This week one of our site-to-site IPSEC VPN's randomly dropped with no clear cause.
When troubleshooting I verified all the config was correct, re-created the VPN and debugged the life out of it, but could not fix it.
What I did notice through debug crypto isakmp was that the problem was on one of the 2 firewalls only.
Effectively that firewall (lets call it FW1) had just stopped listening to the ISAKMP messages, nothing was even logged.
The working firewall (FW2) would log that it had received the initiation request and respond accordingly, but FW1 never logged that it had received any requests.
I tested this theory by deleting the VPN config on FW2 so that FW1 would send the initiation and FW2 happily logged to debug it was receiving messages. When I reversed this and deleted the config on FW1 so that FW2 would send the initiation, FW1 had nothing in debug.
In the end I restarted FW1 and immediately the VPN resumed. No settings were changed and suddenly debug was full of messages again.
Can it occur that the VPN subsystem can just lock up in this way? Is there a way to clear or restart the VPN subsystem without a full firewall reboot? On this occasion it was late and I had time to debug and restart, but if this occurred during working hours this may not be possible.
I tried everything I could think of to kick start the VPN/ISAKMP side. Disabling ISAKMP on all interfaces, deleting all crypto config lines, re-creating everything from scratch, but nothing would restart it. In the end as I say a reboot of the firewall and it worked immediately. Despite the fact it was back to start-up config and nothing had changed.
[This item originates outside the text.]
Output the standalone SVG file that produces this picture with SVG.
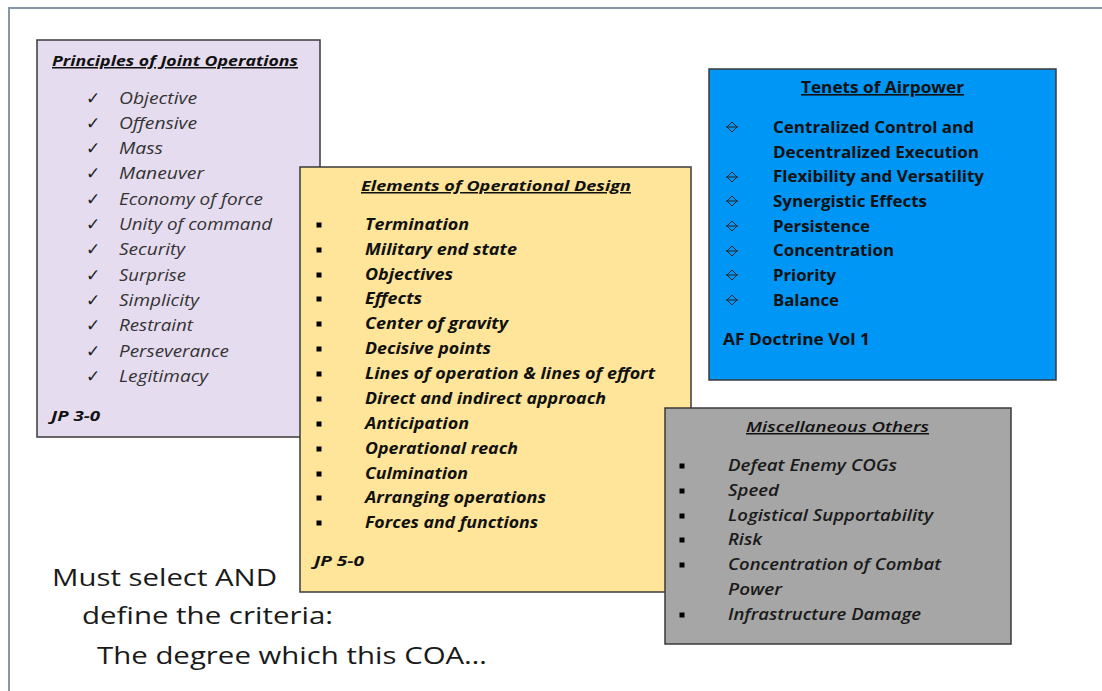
<svg xmlns="http://www.w3.org/2000/svg" width="1102" height="691" viewBox="0 0 1102 691">
<style>
text{font-family:"Open Sans",Lato,"Liberation Sans",sans-serif;}
.box{stroke:#3a3a3a;stroke-width:1.5;}
.title{font-size:15px;font-weight:bold;font-style:italic;text-decoration:underline;fill:#111;}
.chk{font-size:17px;fill:#222;font-family:"DejaVu Sans",sans-serif;}
.pi{font-size:16px;font-style:italic;fill:#333;}
.yi{font-size:16px;font-style:italic;font-weight:bold;fill:#111;}
.bi{font-size:16px;font-weight:bold;fill:#111;}
.gi{font-size:16px;font-style:italic;font-weight:600;fill:#1a1a1a;}
.src{font-size:14px;font-weight:bold;font-style:italic;fill:#111;}
.big{font-size:24px;fill:#1a1a1a;}
</style>
<defs>
<g id="sq"><rect x="-2.5" y="-2.5" width="5" height="5" fill="#000"/></g>
<g id="dm" fill="none" stroke="#222" stroke-width="1"><path d="M0,-5 L5,0 L0,5 L-5,0 Z M-6,0 H6"/></g>
</defs>
<rect width="1102" height="691" fill="#fff"/>
<path d="M9,691 V8 H1102" fill="none" stroke="#8797a8" stroke-width="2"/>

<g id="principles">
<rect class="box" x="37" y="40" width="283" height="397" fill="#e6dcef" stroke="#888"/>
<text class="title" x="52" y="66" textLength="246" lengthAdjust="spacingAndGlyphs">Principles of Joint Operations</text>
<g class="chk">
<text x="86" y="104">✓</text><text x="86" y="129">✓</text><text x="86" y="154">✓</text><text x="86" y="179">✓</text><text x="86" y="205">✓</text><text x="86" y="230">✓</text><text x="86" y="255">✓</text><text x="86" y="281">✓</text><text x="86" y="306">✓</text><text x="86" y="331">✓</text><text x="86" y="357">✓</text><text x="86" y="382">✓</text>
</g>
<g class="pi" lengthAdjust="spacingAndGlyphs">
<text x="119" y="104" textLength="78" lengthAdjust="spacingAndGlyphs">Objective</text>
<text x="119" y="129" textLength="78" lengthAdjust="spacingAndGlyphs">Offensive</text>
<text x="119" y="154" textLength="44" lengthAdjust="spacingAndGlyphs">Mass</text>
<text x="119" y="179" textLength="85" lengthAdjust="spacingAndGlyphs">Maneuver</text>
<text x="119" y="205" textLength="144" lengthAdjust="spacingAndGlyphs">Economy of force</text>
<text x="119" y="230" textLength="153" lengthAdjust="spacingAndGlyphs">Unity of command</text>
<text x="119" y="255" textLength="66" lengthAdjust="spacingAndGlyphs">Security</text>
<text x="119" y="281" textLength="67" lengthAdjust="spacingAndGlyphs">Surprise</text>
<text x="119" y="306" textLength="80" lengthAdjust="spacingAndGlyphs">Simplicity</text>
<text x="119" y="331" textLength="74" lengthAdjust="spacingAndGlyphs">Restraint</text>
<text x="119" y="357" textLength="110" lengthAdjust="spacingAndGlyphs">Perseverance</text>
<text x="119" y="382" textLength="89" lengthAdjust="spacingAndGlyphs">Legitimacy</text>
</g>
<text class="src" x="51" y="421" textLength="49" lengthAdjust="spacingAndGlyphs">JP 3-0</text>
</g>

<g id="design">
<rect class="box" x="300" y="167" width="391" height="425" fill="#fee599"/>
<text class="title" x="361" y="191" textLength="270" lengthAdjust="spacingAndGlyphs">Elements of Operational Design</text>
<g>
<use href="#sq" x="319" y="225"/><use href="#sq" x="319" y="250"/><use href="#sq" x="319" y="275"/><use href="#sq" x="319" y="299"/><use href="#sq" x="319" y="324"/><use href="#sq" x="319" y="349"/><use href="#sq" x="319" y="374"/><use href="#sq" x="319" y="399"/><use href="#sq" x="319" y="424"/><use href="#sq" x="319" y="449"/><use href="#sq" x="319" y="474"/><use href="#sq" x="319" y="498"/><use href="#sq" x="319" y="523"/>
</g>
<g class="yi">
<text x="365" y="230" textLength="104" lengthAdjust="spacingAndGlyphs">Termination</text>
<text x="365" y="255" textLength="152" lengthAdjust="spacingAndGlyphs">Military end state</text>
<text x="365" y="280" textLength="88" lengthAdjust="spacingAndGlyphs">Objectives</text>
<text x="365" y="304" textLength="57" lengthAdjust="spacingAndGlyphs">Effects</text>
<text x="365" y="329" textLength="143" lengthAdjust="spacingAndGlyphs">Center of gravity</text>
<text x="365" y="354" textLength="126" lengthAdjust="spacingAndGlyphs">Decisive points</text>
<text x="365" y="379" textLength="290" lengthAdjust="spacingAndGlyphs">Lines of operation &amp; lines of effort</text>
<text x="365" y="404" textLength="241" lengthAdjust="spacingAndGlyphs">Direct and indirect approach</text>
<text x="365" y="429" textLength="104" lengthAdjust="spacingAndGlyphs">Anticipation</text>
<text x="365" y="454" textLength="153" lengthAdjust="spacingAndGlyphs">Operational reach</text>
<text x="365" y="479" textLength="103" lengthAdjust="spacingAndGlyphs">Culmination</text>
<text x="365" y="503" textLength="181" lengthAdjust="spacingAndGlyphs">Arranging operations</text>
<text x="365" y="528" textLength="173" lengthAdjust="spacingAndGlyphs">Forces and functions</text>
</g>
<text class="src" x="314" y="566" textLength="50" lengthAdjust="spacingAndGlyphs">JP 5-0</text>
</g>

<g id="airpower">
<rect class="box" x="709" y="69" width="347" height="311" fill="#0096f5"/>
<text class="bi" x="801" y="93" text-decoration="underline" textLength="163" lengthAdjust="spacingAndGlyphs">Tenets of Airpower</text>
<g>
<use href="#dm" x="732" y="127"/><use href="#dm" x="732" y="177"/><use href="#dm" x="732" y="201"/><use href="#dm" x="732" y="226"/><use href="#dm" x="732" y="251"/><use href="#dm" x="732" y="275"/><use href="#dm" x="732" y="300"/>
</g>
<g class="bi">
<text x="773" y="133" textLength="201" lengthAdjust="spacingAndGlyphs">Centralized Control and</text>
<text x="773" y="158" textLength="206" lengthAdjust="spacingAndGlyphs">Decentralized Execution</text>
<text x="773" y="182" textLength="211" lengthAdjust="spacingAndGlyphs">Flexibility and Versatility</text>
<text x="773" y="207" textLength="154" lengthAdjust="spacingAndGlyphs">Synergistic Effects</text>
<text x="773" y="232" textLength="97" lengthAdjust="spacingAndGlyphs">Persistence</text>
<text x="773" y="256" textLength="121" lengthAdjust="spacingAndGlyphs">Concentration</text>
<text x="773" y="281" textLength="63" lengthAdjust="spacingAndGlyphs">Priority</text>
<text x="773" y="306" textLength="66" lengthAdjust="spacingAndGlyphs">Balance</text>
</g>
<text class="bi" x="723" y="345" textLength="147" lengthAdjust="spacingAndGlyphs">AF Doctrine Vol 1</text>
</g>

<g id="misc">
<rect class="box" x="665" y="408" width="346" height="236" fill="#a6a6a6"/>
<text class="title" x="746" y="432" style="font-weight:600" textLength="183" lengthAdjust="spacingAndGlyphs">Miscellaneous Others</text>
<g>
<use href="#sq" x="682" y="466"/><use href="#sq" x="682" y="491"/><use href="#sq" x="682" y="516"/><use href="#sq" x="682" y="540"/><use href="#sq" x="682" y="565"/><use href="#sq" x="682" y="615"/>
</g>
<g class="gi">
<text x="728" y="471" textLength="169" lengthAdjust="spacingAndGlyphs">Defeat Enemy COGs</text>
<text x="728" y="496" textLength="51" lengthAdjust="spacingAndGlyphs">Speed</text>
<text x="728" y="521" textLength="205" lengthAdjust="spacingAndGlyphs">Logistical Supportability</text>
<text x="728" y="545" textLength="34" lengthAdjust="spacingAndGlyphs">Risk</text>
<text x="728" y="570" textLength="213" lengthAdjust="spacingAndGlyphs">Concentration of Combat</text>
<text x="728" y="595" textLength="54" lengthAdjust="spacingAndGlyphs">Power</text>
<text x="728" y="620" textLength="193" lengthAdjust="spacingAndGlyphs">Infrastructure Damage</text>
</g>
</g>

<g id="criteria" class="big">
<text x="52" y="586" textLength="225" lengthAdjust="spacingAndGlyphs">Must select AND</text>
<text x="82" y="624" textLength="251" lengthAdjust="spacingAndGlyphs">define the criteria:</text>
<text x="97" y="664" textLength="390" lengthAdjust="spacingAndGlyphs">The degree which this COA…</text>
</g>
</svg>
Very strange and if anyone can shed some light it would be appreciated.
Couple of thoughts:
1) Sniffer trace, get it. IKE not processing anything typically means it's not receiving packets.
2) If you tell me, "One side can initiate without problems" and "when the other side initiates nothin is happening in debugs" typically would indicate a stateful device (firewall) in the path. UDP sessions, depending on configuration and platform might not be sending anything for a long time.
3) Assuming it's not the above and that it's a mem leak or block depletion. The actual way to clear the situation might be not as easy as clearing IKE or IPsec sessions. Upgrade "affected" firewall to latest-greatest and re-test or check in with TAC.